Ay doluyor, gerçekleri aydınlatmaya doğru. Yılın en soğuk ve son dolun’ayı. Koca bir yıl biterken, zihin ve kalp bizden son bir karar bekliyor. Tüm yıl aydınlanıyor gözümüzün önünde. Kimler bize iyi geldi? Kimler prangamızdı? Hangi iş, arkadaş, yer ruhumuza yaramadı? Elimizi ısıtmayan, kalbimizi sıcaklığıyla doldurmayan o kişi neden yaşamımızda? Neyi bile isteye sürdürüyoruz?

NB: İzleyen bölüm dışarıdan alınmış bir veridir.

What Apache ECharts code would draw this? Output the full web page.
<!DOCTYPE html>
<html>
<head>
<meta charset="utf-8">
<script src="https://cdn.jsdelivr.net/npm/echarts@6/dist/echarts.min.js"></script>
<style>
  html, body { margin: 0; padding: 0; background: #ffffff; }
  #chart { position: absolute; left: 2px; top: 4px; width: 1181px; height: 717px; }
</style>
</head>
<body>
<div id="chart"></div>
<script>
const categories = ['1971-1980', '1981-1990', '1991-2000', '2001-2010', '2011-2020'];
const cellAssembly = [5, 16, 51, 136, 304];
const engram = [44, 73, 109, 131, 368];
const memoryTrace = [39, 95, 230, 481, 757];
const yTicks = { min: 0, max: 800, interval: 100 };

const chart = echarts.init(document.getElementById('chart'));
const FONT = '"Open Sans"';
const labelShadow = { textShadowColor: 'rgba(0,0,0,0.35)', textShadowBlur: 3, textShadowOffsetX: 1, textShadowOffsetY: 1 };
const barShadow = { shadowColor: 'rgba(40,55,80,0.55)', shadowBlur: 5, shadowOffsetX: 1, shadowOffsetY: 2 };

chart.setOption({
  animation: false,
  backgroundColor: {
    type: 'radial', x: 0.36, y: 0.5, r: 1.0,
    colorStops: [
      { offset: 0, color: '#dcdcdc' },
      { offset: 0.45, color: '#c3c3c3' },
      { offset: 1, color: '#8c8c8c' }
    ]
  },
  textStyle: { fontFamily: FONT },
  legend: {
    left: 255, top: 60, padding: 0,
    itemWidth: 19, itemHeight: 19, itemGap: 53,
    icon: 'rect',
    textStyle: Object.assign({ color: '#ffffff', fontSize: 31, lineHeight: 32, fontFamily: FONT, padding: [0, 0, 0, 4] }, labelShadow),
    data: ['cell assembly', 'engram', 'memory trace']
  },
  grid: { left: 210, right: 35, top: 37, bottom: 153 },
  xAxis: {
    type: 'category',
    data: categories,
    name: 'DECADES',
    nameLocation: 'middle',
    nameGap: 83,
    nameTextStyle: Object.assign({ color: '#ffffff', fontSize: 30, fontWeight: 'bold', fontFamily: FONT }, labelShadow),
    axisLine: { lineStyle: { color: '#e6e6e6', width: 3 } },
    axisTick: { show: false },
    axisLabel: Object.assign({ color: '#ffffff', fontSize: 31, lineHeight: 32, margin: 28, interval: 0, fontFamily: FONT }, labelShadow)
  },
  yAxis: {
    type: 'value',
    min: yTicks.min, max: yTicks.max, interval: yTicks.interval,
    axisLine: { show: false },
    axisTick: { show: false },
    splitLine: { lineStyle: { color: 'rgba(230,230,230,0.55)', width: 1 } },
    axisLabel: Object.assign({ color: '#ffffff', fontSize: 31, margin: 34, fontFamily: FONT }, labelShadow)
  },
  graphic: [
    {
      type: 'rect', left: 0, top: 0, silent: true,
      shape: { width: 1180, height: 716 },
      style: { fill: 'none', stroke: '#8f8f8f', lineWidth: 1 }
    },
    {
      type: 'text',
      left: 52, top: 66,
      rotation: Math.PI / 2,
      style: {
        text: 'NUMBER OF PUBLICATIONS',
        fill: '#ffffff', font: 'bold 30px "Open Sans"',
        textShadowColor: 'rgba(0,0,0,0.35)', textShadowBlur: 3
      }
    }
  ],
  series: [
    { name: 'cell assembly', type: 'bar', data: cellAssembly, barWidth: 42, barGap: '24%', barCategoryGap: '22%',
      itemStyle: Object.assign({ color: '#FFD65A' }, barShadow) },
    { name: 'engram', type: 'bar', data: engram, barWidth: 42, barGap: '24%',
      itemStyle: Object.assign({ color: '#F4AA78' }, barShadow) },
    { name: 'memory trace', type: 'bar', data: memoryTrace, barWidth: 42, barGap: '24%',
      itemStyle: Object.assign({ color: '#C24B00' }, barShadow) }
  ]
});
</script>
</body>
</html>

Yeni yıla doğru ilerlerken artık görmekten kaçamayacağımız gerçeklikle zihnimiz susmuyor. Yaz! Diyor. Hayatında nelerden memnunsun ve aslında neyi isterdin? Venüs – plüto yıkıp yeniden yapılandıracağı değer duygusu ile yaşamımızdan pek çok şeyi çıkartacak. Aldığımız verdiğimiz değeri sorgulayacağız. Böylece, yeni deneyimlere doğru ilerlerken yaşam, hayat da bize tam da ihtiyacımız olan aşkı, işi, kişiyi ve yaşam alanını getirecek. Dilediğimiz ve hayal ettiğimiz değil elbette, bizim kendimizi gerçekleştirip olgunlaşmamız, kendimizi bulmamız, ruhumuz için gerekeni.
Ben- biz dengesini kurmamızı isteyen yaşam, bu dönemde ‘kendine yapılmasını istemediğini başkasına yapma’ derken, gözden geçirdiğimiz ilişkilerimizde adaleti vurgulayacak.

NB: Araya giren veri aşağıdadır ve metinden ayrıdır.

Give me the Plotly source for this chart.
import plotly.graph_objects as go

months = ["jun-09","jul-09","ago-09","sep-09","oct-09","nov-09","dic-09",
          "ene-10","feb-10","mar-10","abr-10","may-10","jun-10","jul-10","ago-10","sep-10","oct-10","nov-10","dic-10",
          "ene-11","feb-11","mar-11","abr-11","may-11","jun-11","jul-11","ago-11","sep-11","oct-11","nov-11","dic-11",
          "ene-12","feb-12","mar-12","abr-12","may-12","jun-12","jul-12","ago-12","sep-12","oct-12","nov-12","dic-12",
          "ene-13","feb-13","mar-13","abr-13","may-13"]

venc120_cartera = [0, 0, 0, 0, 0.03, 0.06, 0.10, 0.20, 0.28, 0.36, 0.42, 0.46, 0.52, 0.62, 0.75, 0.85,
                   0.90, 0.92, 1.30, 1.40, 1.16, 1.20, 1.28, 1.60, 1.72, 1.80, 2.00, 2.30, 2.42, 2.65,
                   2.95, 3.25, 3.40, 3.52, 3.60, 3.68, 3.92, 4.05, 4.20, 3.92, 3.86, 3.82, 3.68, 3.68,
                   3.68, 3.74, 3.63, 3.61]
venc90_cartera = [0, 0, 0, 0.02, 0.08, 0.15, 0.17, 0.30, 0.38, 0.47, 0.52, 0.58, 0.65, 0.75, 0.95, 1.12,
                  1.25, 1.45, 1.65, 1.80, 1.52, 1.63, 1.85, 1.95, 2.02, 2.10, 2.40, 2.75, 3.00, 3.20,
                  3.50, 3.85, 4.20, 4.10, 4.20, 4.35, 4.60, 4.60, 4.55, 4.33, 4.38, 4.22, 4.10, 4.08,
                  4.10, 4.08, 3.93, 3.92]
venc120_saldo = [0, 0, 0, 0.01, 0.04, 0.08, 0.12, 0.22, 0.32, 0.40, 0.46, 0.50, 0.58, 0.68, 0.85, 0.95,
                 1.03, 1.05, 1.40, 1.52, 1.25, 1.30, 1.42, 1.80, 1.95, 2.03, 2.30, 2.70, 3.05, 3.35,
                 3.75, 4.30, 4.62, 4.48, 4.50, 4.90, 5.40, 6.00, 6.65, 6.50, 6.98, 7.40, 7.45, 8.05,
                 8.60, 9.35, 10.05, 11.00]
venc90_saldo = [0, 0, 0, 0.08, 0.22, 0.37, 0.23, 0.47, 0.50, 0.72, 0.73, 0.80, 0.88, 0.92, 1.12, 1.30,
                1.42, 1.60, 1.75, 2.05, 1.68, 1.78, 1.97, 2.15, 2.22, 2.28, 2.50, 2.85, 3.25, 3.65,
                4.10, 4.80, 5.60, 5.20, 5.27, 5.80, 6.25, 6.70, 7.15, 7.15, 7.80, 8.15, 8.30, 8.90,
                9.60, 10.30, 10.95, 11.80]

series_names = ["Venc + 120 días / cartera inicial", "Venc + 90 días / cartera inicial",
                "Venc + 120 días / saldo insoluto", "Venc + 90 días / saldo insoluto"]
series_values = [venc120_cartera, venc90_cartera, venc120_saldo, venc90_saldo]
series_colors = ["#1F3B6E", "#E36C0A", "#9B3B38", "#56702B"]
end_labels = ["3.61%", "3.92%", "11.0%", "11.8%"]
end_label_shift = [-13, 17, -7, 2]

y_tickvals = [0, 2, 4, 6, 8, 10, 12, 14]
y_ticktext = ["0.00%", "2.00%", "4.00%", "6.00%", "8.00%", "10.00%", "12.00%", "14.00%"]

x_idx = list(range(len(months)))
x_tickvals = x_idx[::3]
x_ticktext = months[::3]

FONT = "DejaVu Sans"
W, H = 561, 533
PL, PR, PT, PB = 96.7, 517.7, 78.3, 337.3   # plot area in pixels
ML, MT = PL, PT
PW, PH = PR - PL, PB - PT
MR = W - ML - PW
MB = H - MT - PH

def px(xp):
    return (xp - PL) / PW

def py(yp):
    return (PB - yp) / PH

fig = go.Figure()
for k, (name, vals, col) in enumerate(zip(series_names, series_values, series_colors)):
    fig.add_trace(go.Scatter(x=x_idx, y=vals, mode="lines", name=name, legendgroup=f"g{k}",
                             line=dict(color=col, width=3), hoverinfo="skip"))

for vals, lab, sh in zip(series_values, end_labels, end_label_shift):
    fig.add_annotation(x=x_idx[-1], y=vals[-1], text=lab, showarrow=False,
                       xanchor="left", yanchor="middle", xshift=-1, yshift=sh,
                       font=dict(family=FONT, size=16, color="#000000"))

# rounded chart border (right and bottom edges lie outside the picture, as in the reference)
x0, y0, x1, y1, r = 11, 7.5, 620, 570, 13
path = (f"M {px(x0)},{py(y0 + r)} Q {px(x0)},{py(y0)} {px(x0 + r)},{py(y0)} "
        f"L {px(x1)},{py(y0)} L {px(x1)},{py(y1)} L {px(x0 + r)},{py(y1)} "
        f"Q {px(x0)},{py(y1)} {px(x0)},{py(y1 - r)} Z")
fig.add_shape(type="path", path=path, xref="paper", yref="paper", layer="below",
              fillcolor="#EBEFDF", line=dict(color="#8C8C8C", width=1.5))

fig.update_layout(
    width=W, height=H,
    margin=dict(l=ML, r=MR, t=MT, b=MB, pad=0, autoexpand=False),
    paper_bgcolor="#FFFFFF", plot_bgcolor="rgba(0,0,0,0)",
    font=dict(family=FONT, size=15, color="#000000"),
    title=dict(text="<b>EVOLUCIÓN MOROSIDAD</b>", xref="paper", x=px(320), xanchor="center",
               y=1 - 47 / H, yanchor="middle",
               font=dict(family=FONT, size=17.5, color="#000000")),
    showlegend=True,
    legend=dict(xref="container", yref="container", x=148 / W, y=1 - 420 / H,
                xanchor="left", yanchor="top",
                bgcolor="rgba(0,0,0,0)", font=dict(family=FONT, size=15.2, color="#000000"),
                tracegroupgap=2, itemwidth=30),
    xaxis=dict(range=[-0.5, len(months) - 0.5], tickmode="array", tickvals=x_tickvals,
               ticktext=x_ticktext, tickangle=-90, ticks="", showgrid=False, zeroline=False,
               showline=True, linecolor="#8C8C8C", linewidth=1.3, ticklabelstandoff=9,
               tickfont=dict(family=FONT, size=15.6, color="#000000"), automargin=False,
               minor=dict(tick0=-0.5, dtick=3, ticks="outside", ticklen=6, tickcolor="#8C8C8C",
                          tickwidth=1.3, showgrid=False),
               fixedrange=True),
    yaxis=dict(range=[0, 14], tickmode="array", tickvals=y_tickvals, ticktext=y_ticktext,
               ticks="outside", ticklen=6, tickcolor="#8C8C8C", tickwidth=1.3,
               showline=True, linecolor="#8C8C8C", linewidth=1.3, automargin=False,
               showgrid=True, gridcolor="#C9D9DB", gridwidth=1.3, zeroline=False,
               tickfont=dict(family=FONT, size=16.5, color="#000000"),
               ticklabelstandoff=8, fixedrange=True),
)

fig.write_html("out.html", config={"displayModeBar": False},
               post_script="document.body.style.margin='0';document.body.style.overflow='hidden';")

Bahaneler değil, gerçekler konuşulur ve konuşulması istenirken, kendimizi kandırmayalım ve asparagas haberlere karşı da temkinli olalım.

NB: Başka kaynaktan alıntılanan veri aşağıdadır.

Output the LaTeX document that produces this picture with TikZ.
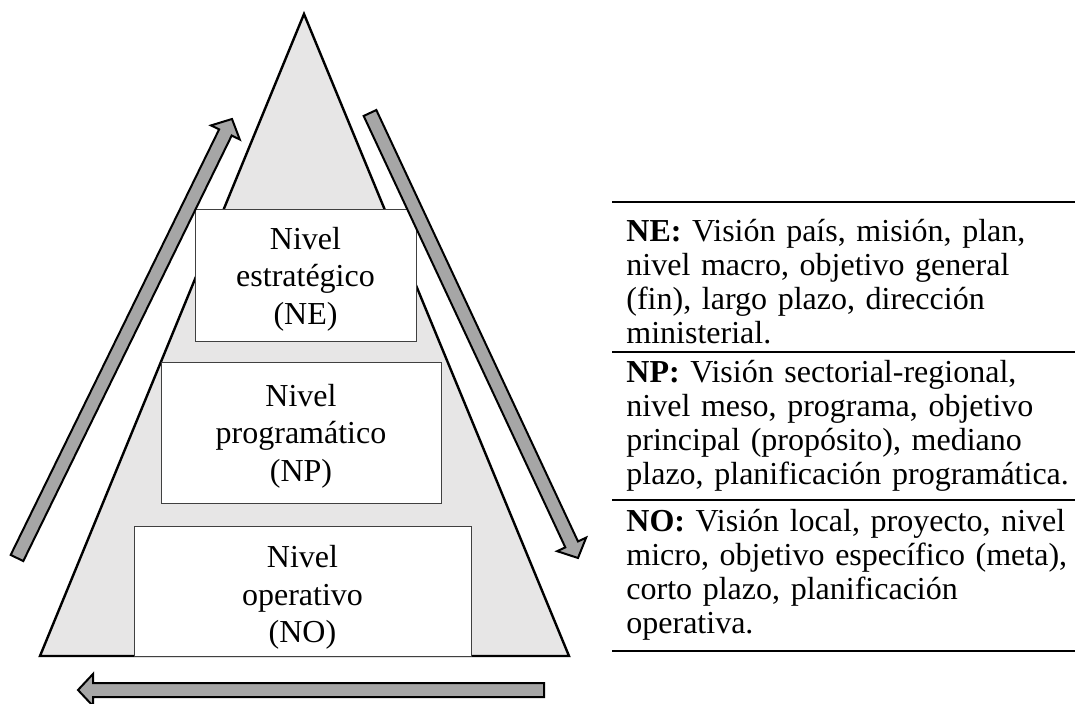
\documentclass[tikz,border=0pt]{standalone}
\usepackage{fontspec}
\setmainfont{Liberation Serif}
\usepackage{tikz}
\usetikzlibrary{calc}
\definecolor{pyrfill}{HTML}{E7E6E6}
\definecolor{arrfill}{HTML}{A6A6A6}
\definecolor{boxline}{HTML}{404040}

\begin{document}
\begin{tikzpicture}[x=0.5pt,y=-0.5pt,
	level/.style={draw=boxline,line width=0.5pt,fill=white,inner sep=0pt},
	lvltext/.style={anchor=base,inner sep=0pt,text width=100pt,align=center,font=\fontsize{16pt}{18.75pt}\selectfont},
	fatarrow/.style={draw=black,line width=1pt,fill=arrfill,line join=miter},
	desc/.style={anchor=base west,inner sep=0pt,text width=224pt,align=left,font=\fontsize{16pt}{17pt}\selectfont}]
	\useasboundingbox (0,0) rectangle (1075,704);
	% piramide
	\draw[line width=1.2pt,fill=pyrfill] (304,14) -- (569,656) -- (40,656) -- cycle;
	\node[level,minimum width=110.5pt,minimum height=66pt] (ne) at (305.5,276) {};
	\node[level,minimum width=140pt,minimum height=70.5pt] (np) at (301,433.5) {};
	\node[level,minimum width=168.5pt,minimum height=64.5pt] (no) at (302.5,591.5) {};
	\node[lvltext] (ne-lbl) at ($(ne.north)+(0,40)$) {Nivel\\estratégico\\(NE)};
	\node[lvltext] (np-lbl) at ($(np.north)+(0,44)$) {Nivel\\programático\\(NP)};
	\node[lvltext] (no-lbl) at ($(no.north)+(0,41)$) {Nivel\\operativo\\(NO)};
	% flechas
	\coordinate (up1) at (17,558);
	\coordinate (up2) at (232,119);
	\coordinate (dn1) at (370,113);
	\coordinate (dn2) at (578,558);
	\coordinate (bt1) at (544,690);
	\coordinate (bt2) at (78,690);
	\foreach \s/\e in {up1/up2,dn1/dn2,bt1/bt2}
	{ \coordinate (neck) at ($(\e)!7.5pt!(\s)$);
	  \draw[fatarrow] ($(\s)!3.5pt!90:(\e)$) -- ($(neck)!3.5pt!90:(\e)$) -- ($(neck)!8pt!90:(\e)$) -- (\e)
		-- ($(neck)!8pt!-90:(\e)$) -- ($(neck)!3.5pt!-90:(\e)$) -- ($(\s)!3.5pt!-90:(\e)$) -- cycle;
	}
	% tabla
	\foreach \y in {202,352,500,651}
		\draw[line width=1pt] (612,\y) -- (1075,\y);
	\node[desc] (ne-txt) at (626,242) {\textbf{NE:} Visión país, misión, plan,\\nivel macro, objetivo general\\(fin), largo plazo, dirección\\ministerial.};
	\node[desc] (np-txt) at (626,383) {\textbf{NP:} Visión sectorial-regional,\\nivel meso, programa, objetivo\\principal (propósito), mediano\\plazo, planificación programática.};
	\node[desc] (no-txt) at (626,532) {\textbf{NO:} Visión local, proyecto, nivel\\micro, objetivo específico (meta),\\corto plazo, planificación\\operativa.};
\end{tikzpicture}
\end{document}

Bu ay bizlere diyor ki; dile yeni yıldan ne dilersen! Ancak sadece dilemek yetmez; onu istediğini belli et, onun için çalış, çabala, gerçekten istediğini bana göster. Yaşamını düzenle, sana yaramayanı hayatından çıkartacak, konfor alanından çıkacak cesaretin olsun. Hayatındaki büyük resme bak, doğru renkleri kullanıyor musun?
Ve tutulduğunda Güneş bir 26 Aralık sabahı, belki en güzel tabloya sahip olamayacağız ama hangi resmi kimlerle çizeceğimizi biliyor olacağız.